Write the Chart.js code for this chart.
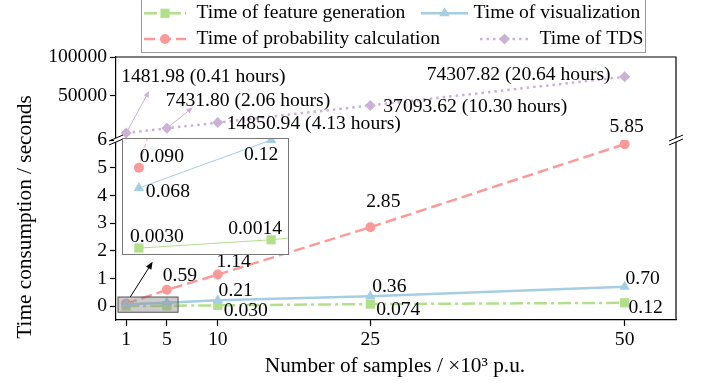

§

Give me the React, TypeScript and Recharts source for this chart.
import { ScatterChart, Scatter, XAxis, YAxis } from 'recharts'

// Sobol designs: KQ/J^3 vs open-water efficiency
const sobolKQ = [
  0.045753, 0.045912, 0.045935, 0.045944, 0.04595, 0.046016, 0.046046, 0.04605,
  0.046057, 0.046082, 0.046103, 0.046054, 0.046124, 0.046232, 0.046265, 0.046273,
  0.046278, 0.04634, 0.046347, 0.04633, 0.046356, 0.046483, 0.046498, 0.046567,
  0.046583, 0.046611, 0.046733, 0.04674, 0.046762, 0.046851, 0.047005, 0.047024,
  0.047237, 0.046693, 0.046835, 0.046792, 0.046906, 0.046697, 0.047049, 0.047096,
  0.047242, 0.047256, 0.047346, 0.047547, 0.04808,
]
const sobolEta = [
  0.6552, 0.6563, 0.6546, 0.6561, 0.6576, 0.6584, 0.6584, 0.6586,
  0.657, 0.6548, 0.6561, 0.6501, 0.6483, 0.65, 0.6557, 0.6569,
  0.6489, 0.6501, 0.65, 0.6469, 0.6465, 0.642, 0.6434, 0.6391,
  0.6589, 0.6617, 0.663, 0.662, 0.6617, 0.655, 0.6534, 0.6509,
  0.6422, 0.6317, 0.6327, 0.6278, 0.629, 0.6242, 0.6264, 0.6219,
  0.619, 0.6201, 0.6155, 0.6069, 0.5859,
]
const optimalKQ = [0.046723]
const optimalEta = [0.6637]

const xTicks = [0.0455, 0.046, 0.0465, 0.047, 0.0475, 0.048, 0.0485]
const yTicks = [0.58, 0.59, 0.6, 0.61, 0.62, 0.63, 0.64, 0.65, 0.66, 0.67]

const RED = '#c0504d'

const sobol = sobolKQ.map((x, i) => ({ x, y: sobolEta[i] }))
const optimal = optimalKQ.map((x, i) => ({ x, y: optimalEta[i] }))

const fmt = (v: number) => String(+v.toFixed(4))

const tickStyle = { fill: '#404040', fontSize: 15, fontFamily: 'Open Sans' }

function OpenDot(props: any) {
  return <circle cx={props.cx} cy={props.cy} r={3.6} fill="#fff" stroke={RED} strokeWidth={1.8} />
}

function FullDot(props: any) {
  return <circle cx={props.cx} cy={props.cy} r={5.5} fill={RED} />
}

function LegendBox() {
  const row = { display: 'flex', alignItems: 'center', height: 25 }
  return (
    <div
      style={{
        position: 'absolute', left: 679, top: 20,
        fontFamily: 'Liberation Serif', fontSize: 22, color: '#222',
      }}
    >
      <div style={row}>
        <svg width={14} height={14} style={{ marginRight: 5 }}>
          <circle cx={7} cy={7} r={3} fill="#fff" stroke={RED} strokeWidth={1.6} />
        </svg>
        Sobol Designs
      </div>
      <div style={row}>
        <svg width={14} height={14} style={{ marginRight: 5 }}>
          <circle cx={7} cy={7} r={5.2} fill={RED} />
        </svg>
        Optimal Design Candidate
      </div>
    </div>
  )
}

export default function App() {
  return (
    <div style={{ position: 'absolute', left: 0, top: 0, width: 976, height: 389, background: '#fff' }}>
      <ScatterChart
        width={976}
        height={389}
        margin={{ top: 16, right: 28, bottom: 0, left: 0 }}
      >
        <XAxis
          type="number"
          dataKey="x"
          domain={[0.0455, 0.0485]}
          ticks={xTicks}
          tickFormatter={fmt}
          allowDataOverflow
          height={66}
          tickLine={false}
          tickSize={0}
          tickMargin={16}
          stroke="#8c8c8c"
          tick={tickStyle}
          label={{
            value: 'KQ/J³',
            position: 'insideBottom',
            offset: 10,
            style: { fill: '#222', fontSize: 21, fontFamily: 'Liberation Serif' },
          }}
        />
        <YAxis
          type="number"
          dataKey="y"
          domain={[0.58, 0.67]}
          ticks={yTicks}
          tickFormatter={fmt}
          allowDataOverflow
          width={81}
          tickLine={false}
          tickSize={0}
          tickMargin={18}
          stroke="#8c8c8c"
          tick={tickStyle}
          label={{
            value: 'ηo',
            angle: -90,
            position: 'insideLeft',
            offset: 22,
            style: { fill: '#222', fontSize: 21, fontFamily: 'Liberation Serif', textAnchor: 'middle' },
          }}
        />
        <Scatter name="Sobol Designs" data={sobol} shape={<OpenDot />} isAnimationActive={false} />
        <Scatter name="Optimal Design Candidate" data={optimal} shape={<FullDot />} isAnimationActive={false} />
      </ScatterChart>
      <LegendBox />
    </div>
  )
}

§

**Your objective**
Exactly and exclusively, reproduce the lines that start at the line containing "Give me the" and end at the line containing "Scatter, XAxis, YAxis", inclusive of both.

**Answer to this exercise**
Give me the React, TypeScript and Recharts source for this chart.
import { ScatterChart, Scatter, XAxis, YAxis } from 'recharts'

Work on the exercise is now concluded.